● GIVEN EXERCISE:
All of the data should be output character for character, except the pictures.
>> START SUPPLIED DATA
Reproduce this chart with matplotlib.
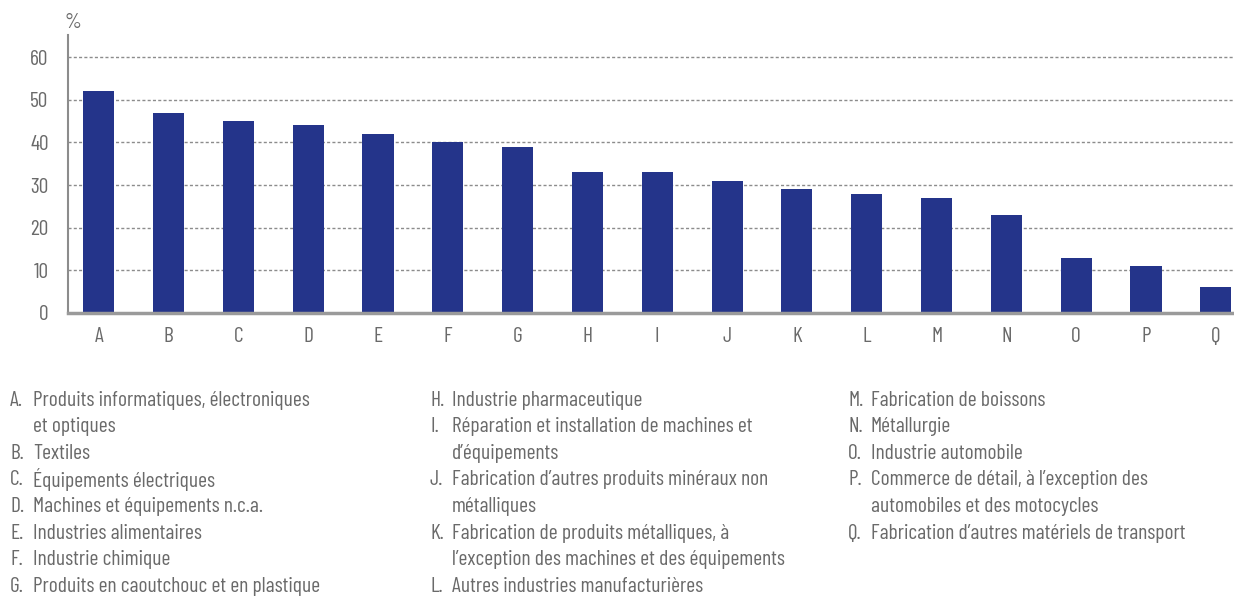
import matplotlib
matplotlib.use("Agg")
import matplotlib.pyplot as plt

# Data
letters = list("ABCDEFGHIJKLMNOPQ")
values = [52, 47, 45, 44, 42, 40, 39, 33, 33, 31, 29, 28, 27, 23, 13, 11, 6]

# Legend text, one list per column (each entry: list of wrapped lines)
col1 = [
    ["Produits informatiques, électroniques", "et optiques"],
    ["Textiles"],
    ["Équipements électriques"],
    ["Machines et équipements n.c.a."],
    ["Industries alimentaires"],
    ["Industrie chimique"],
    ["Produits en caoutchouc et en plastique"],
]
col2 = [
    ["Industrie pharmaceutique"],
    ["Réparation et installation de machines et", "d\u2019équipements"],
    ["Fabrication d\u2019autres produits minéraux non", "métalliques"],
    ["Fabrication de produits métalliques, à",
     "l\u2019exception des machines et des équipements"],
    ["Autres industries manufacturières"],
]
col3 = [
    ["Fabrication de boissons"],
    ["Métallurgie"],
    ["Industrie automobile"],
    ["Commerce de détail, à l\u2019exception des",
     "automobiles et des motocycles"],
    ["Fabrication d\u2019autres matériels de transport"],
]

plt.rcParams['font.family'] = ['Barlow Condensed', 'Roboto Condensed', 'DejaVu Sans']
txt = '#6a6a6a'
bar_color = '#24348a'
fs = 15.5

fig = plt.figure(figsize=(12.34, 5.96), dpi=100)
ax = fig.add_axes([68 / 1234, 1 - 313 / 596, 1 - 68 / 1234, (313 - 35) / 596])

x = range(len(letters))
ax.bar(x, values, width=0.445, color=bar_color, zorder=3)
ax.set_xlim(-0.44, 16.26)
ax.set_ylim(0, 65.2)

ax.set_yticks(range(0, 61, 10))
ax.set_xticks(list(x))
ax.set_xticklabels(letters)
ax.tick_params(axis='both', length=0, labelsize=fs, colors=txt)
ax.tick_params(axis='y', pad=14)
ax.tick_params(axis='x', pad=10)

for y in range(10, 61, 10):
    ax.axhline(y, color='#8c8c8c', lw=1.0, ls=(0, (2.2, 1.6)), zorder=1)

for s in ['top', 'right']:
    ax.spines[s].set_visible(False)
ax.spines['left'].set_color('#8c8c8c')
ax.spines['left'].set_linewidth(1.5)
ax.spines['bottom'].set_color('#9a9a9a')
ax.spines['bottom'].set_linewidth(2.5)
ax.spines['bottom'].set_zorder(4)

fig.text(65 / 1234, 1 - 23 / 596, '%', fontsize=fs, color=txt, va='center', ha='left')

# Legend below the chart
row0 = 400
step = 26.65
cols = [(col1, 10, 33, 0), (col2, 430, 452, 7), (col3, 848, 871, 12)]
for entries, xl, xt, start in cols:
    row = 0
    for i, lines in enumerate(entries):
        yy = row0 + row * step
        fig.text(xl / 1234, 1 - yy / 596, letters[start + i] + '.', fontsize=fs,
                 color=txt, va='center', ha='left')
        for ln in lines:
            yy = row0 + row * step
            fig.text(xt / 1234, 1 - yy / 596, ln, fontsize=fs, color=txt,
                     va='center', ha='left')
            row += 1

fig.savefig('out.png', dpi=100)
>> END SUPPLIED DATA
● RESULT FOR THIS TASK:
Reproduce this chart with matplotlib.
import matplotlib
matplotlib.use("Agg")
import matplotlib.pyplot as plt

# Data
letters = list("ABCDEFGHIJKLMNOPQ")
values = [52, 47, 45, 44, 42, 40, 39, 33, 33, 31, 29, 28, 27, 23, 13, 11, 6]

# Legend text, one list per column (each entry: list of wrapped lines)
col1 = [
    ["Produits informatiques, électroniques", "et optiques"],
    ["Textiles"],
    ["Équipements électriques"],
    ["Machines et équipements n.c.a."],
    ["Industries alimentaires"],
    ["Industrie chimique"],
    ["Produits en caoutchouc et en plastique"],
]
col2 = [
    ["Industrie pharmaceutique"],
    ["Réparation et installation de machines et", "d\u2019équipements"],
    ["Fabrication d\u2019autres produits minéraux non", "métalliques"],
    ["Fabrication de produits métalliques, à",
     "l\u2019exception des machines et des équipements"],
    ["Autres industries manufacturières"],
]
col3 = [
    ["Fabrication de boissons"],
    ["Métallurgie"],
    ["Industrie automobile"],
    ["Commerce de détail, à l\u2019exception des",
     "automobiles et des motocycles"],
    ["Fabrication d\u2019autres matériels de transport"],
]

plt.rcParams['font.family'] = ['Barlow Condensed', 'Roboto Condensed', 'DejaVu Sans']
txt = '#6a6a6a'
bar_color = '#24348a'
fs = 15.5

fig = plt.figure(figsize=(12.34, 5.96), dpi=100)
ax = fig.add_axes([68 / 1234, 1 - 313 / 596, 1 - 68 / 1234, (313 - 35) / 596])

x = range(len(letters))
ax.bar(x, values, width=0.445, color=bar_color, zorder=3)
ax.set_xlim(-0.44, 16.26)
ax.set_ylim(0, 65.2)

ax.set_yticks(range(0, 61, 10))
ax.set_xticks(list(x))
ax.set_xticklabels(letters)
ax.tick_params(axis='both', length=0, labelsize=fs, colors=txt)
ax.tick_params(axis='y', pad=14)
ax.tick_params(axis='x', pad=10)

for y in range(10, 61, 10):
    ax.axhline(y, color='#8c8c8c', lw=1.0, ls=(0, (2.2, 1.6)), zorder=1)

for s in ['top', 'right']:
    ax.spines[s].set_visible(False)
ax.spines['left'].set_color('#8c8c8c')
ax.spines['left'].set_linewidth(1.5)
ax.spines['bottom'].set_color('#9a9a9a')
ax.spines['bottom'].set_linewidth(2.5)
ax.spines['bottom'].set_zorder(4)

fig.text(65 / 1234, 1 - 23 / 596, '%', fontsize=fs, color=txt, va='center', ha='left')

# Legend below the chart
row0 = 400
step = 26.65
cols = [(col1, 10, 33, 0), (col2, 430, 452, 7), (col3, 848, 871, 12)]
for entries, xl, xt, start in cols:
    row = 0
    for i, lines in enumerate(entries):
        yy = row0 + row * step
        fig.text(xl / 1234, 1 - yy / 596, letters[start + i] + '.', fontsize=fs,
                 color=txt, va='center', ha='left')
        for ln in lines:
            yy = row0 + row * step
            fig.text(xt / 1234, 1 - yy / 596, ln, fontsize=fs, color=txt,
                     va='center', ha='left')
            row += 1

fig.savefig('out.png', dpi=100)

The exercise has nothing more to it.